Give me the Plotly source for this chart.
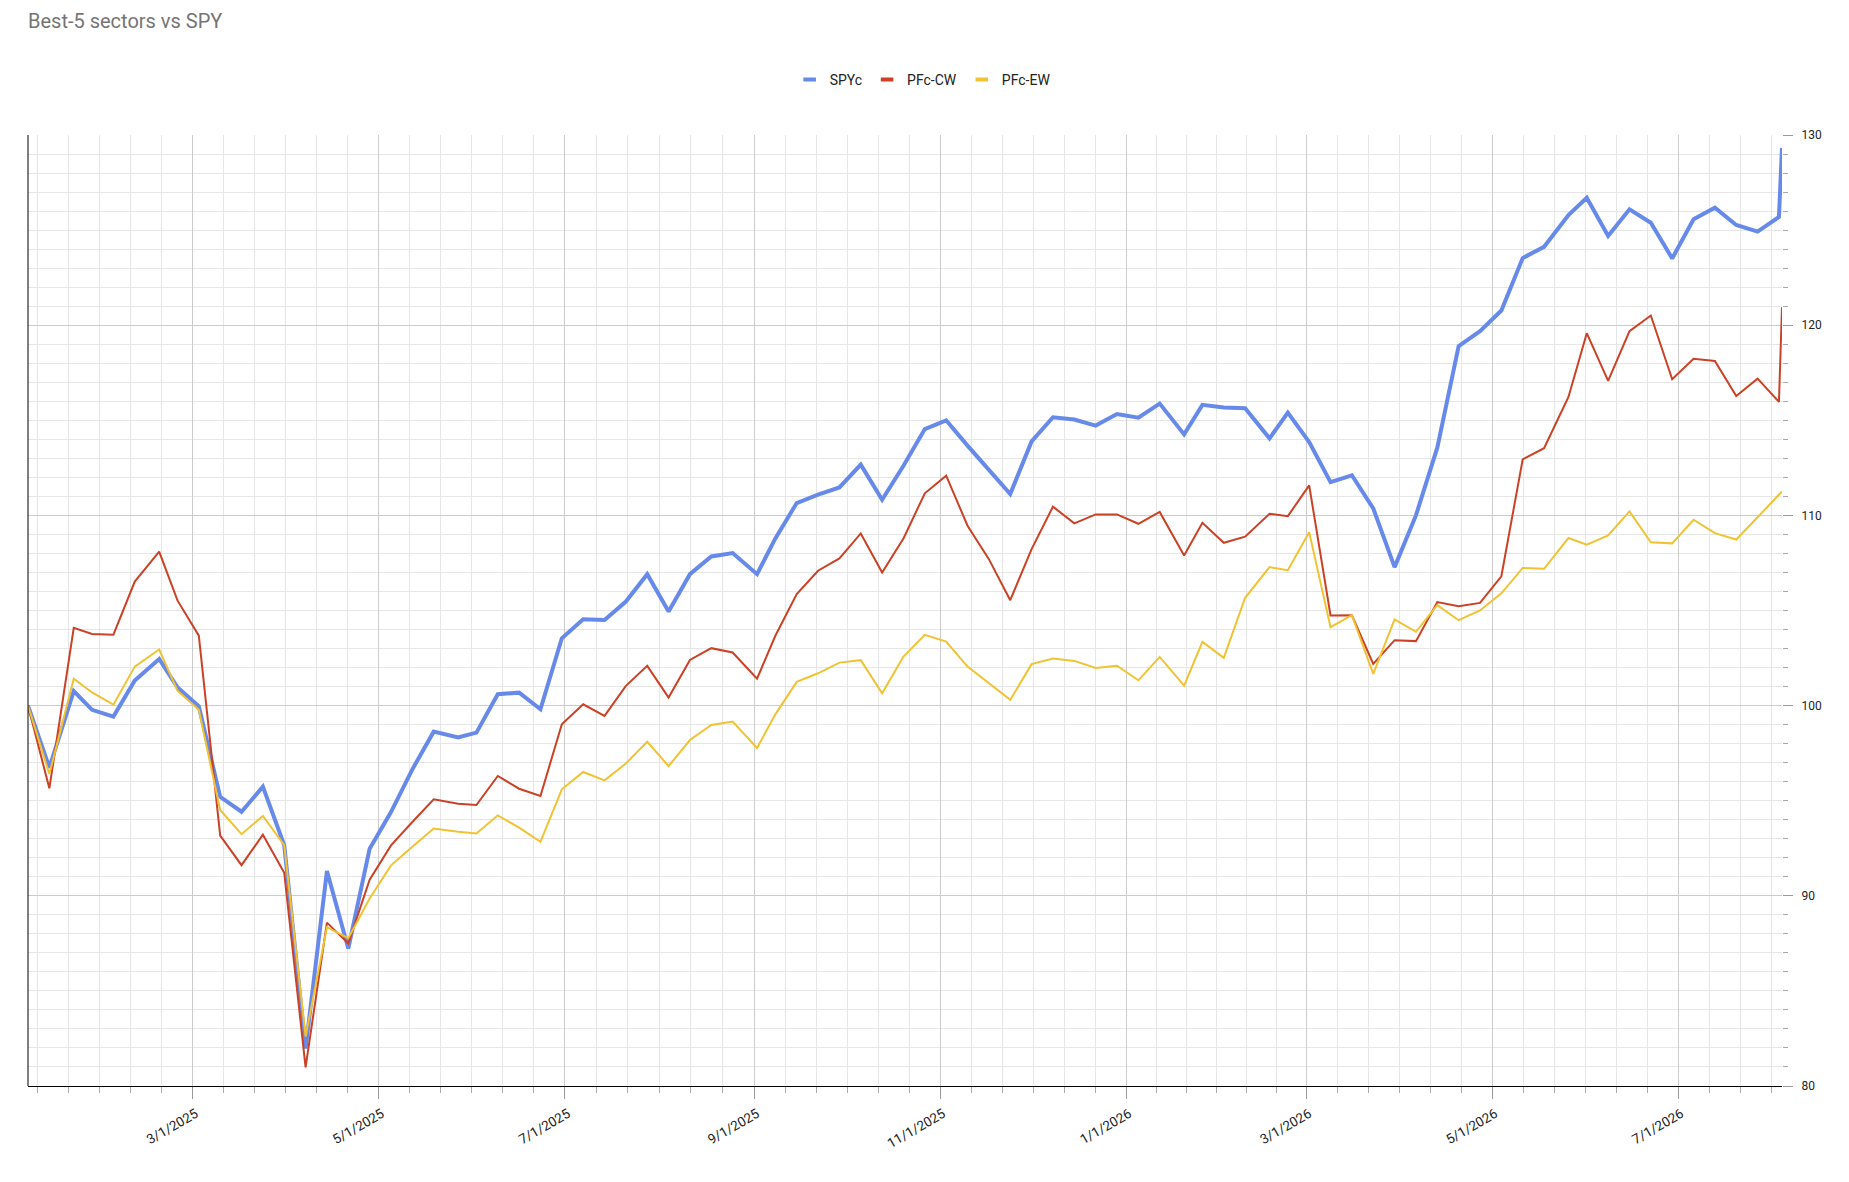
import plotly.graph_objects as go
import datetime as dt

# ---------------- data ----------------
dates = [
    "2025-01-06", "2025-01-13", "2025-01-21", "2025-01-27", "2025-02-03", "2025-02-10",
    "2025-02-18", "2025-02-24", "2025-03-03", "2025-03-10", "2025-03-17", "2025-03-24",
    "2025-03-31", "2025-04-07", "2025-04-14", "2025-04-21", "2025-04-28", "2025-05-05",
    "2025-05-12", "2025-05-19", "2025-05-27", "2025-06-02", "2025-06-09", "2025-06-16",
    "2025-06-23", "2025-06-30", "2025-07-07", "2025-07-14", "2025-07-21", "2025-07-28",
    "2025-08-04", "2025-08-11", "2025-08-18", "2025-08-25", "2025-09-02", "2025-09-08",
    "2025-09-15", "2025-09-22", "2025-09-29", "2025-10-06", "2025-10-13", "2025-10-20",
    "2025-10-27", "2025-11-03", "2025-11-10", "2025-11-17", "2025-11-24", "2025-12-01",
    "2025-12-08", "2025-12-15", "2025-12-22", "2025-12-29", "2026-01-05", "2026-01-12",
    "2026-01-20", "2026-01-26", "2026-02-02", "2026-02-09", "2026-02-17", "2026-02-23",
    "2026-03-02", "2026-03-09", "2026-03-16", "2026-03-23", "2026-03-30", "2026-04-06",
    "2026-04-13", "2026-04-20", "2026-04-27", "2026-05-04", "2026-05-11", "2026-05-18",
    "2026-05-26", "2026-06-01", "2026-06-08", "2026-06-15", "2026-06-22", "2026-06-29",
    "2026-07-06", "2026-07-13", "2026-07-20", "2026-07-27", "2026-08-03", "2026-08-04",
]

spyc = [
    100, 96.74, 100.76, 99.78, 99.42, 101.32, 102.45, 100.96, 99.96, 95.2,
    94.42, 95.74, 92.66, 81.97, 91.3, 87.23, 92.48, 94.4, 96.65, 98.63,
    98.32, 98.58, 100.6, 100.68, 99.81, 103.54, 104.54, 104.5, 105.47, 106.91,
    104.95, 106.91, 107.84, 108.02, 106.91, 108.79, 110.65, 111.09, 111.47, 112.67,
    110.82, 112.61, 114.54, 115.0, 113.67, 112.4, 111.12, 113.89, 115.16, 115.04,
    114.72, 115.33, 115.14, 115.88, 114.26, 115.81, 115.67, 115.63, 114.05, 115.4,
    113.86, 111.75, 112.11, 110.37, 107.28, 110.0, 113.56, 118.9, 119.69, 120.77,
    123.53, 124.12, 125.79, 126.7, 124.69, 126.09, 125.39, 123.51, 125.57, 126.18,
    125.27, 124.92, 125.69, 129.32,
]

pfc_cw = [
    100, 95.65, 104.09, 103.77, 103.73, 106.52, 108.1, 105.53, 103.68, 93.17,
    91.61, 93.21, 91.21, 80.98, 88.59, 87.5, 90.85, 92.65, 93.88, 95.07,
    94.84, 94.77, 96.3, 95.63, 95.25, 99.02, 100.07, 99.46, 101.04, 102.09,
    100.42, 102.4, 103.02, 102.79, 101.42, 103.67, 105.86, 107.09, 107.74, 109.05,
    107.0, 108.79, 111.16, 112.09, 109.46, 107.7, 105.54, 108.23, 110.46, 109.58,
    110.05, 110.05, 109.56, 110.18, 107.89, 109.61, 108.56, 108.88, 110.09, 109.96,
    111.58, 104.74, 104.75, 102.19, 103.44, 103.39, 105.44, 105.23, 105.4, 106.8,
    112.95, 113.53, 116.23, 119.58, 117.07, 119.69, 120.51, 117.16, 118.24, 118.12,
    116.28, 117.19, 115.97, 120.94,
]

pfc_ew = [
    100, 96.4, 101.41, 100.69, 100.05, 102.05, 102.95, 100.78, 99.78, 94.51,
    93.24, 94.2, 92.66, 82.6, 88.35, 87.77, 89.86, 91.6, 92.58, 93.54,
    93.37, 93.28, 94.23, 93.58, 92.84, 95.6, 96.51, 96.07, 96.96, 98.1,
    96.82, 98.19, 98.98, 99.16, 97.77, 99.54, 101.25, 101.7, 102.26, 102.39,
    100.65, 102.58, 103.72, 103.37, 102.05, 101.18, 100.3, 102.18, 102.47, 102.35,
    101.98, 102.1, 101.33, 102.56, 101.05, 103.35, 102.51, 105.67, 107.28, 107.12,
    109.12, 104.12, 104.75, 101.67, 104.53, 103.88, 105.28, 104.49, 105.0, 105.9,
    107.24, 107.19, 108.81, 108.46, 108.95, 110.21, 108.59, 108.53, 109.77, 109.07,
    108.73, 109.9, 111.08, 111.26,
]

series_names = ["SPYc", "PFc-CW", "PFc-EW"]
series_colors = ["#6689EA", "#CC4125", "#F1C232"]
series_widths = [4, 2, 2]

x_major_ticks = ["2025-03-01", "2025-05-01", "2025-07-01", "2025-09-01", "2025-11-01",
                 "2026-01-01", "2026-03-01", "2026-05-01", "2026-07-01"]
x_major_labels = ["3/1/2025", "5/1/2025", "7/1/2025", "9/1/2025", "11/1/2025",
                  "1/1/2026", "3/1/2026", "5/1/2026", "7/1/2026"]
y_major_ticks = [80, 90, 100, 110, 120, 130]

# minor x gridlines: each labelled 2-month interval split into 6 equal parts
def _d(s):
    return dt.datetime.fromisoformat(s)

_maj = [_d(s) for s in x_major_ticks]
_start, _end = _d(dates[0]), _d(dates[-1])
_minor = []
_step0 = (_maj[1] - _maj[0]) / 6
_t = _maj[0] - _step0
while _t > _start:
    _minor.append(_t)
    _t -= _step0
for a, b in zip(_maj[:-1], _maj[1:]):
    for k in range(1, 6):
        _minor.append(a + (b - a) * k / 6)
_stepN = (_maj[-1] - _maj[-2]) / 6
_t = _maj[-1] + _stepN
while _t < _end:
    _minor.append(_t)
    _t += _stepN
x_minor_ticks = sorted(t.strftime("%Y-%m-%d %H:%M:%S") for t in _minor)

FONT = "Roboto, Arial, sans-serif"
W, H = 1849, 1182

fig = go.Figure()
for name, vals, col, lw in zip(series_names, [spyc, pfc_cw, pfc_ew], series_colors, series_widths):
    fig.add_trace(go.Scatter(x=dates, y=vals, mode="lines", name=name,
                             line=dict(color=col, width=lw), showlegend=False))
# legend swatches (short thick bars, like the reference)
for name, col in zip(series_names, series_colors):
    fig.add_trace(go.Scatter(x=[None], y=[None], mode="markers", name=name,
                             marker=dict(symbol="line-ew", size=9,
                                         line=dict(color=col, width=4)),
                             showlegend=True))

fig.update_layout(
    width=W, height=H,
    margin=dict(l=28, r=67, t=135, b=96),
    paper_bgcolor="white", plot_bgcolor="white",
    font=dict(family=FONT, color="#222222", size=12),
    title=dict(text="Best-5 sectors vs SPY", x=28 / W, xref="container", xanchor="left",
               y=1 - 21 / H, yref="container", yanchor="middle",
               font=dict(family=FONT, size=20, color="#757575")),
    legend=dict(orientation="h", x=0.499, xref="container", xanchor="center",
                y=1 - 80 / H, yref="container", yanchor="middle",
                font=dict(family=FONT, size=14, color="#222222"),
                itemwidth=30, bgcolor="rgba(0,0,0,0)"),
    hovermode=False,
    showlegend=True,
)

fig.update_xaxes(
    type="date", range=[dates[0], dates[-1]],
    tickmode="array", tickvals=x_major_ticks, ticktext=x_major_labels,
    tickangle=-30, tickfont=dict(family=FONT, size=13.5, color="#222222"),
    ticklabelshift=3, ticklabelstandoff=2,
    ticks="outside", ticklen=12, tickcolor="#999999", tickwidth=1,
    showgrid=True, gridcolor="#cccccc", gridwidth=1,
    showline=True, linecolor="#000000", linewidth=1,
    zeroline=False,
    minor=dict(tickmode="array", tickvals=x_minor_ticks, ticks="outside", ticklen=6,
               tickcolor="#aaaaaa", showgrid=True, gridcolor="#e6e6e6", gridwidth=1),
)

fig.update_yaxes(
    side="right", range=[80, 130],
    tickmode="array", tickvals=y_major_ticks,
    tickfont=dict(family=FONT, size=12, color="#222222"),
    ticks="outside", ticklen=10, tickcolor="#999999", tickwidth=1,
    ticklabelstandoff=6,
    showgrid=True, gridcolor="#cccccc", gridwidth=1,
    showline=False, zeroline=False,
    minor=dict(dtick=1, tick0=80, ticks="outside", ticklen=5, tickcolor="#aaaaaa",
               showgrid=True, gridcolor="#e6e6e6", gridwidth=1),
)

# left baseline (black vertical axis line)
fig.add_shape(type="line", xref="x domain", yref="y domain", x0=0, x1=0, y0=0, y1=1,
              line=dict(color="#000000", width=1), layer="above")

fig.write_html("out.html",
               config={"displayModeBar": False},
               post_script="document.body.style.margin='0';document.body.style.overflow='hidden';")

# [Problem requirements]
Without any pictures, reproduce the lines from the first one in the material through the line that has "import datetime as dt", exactly as they appear.

# [Task result]
Give me the Plotly source for this chart.
import plotly.graph_objects as go
import datetime as dt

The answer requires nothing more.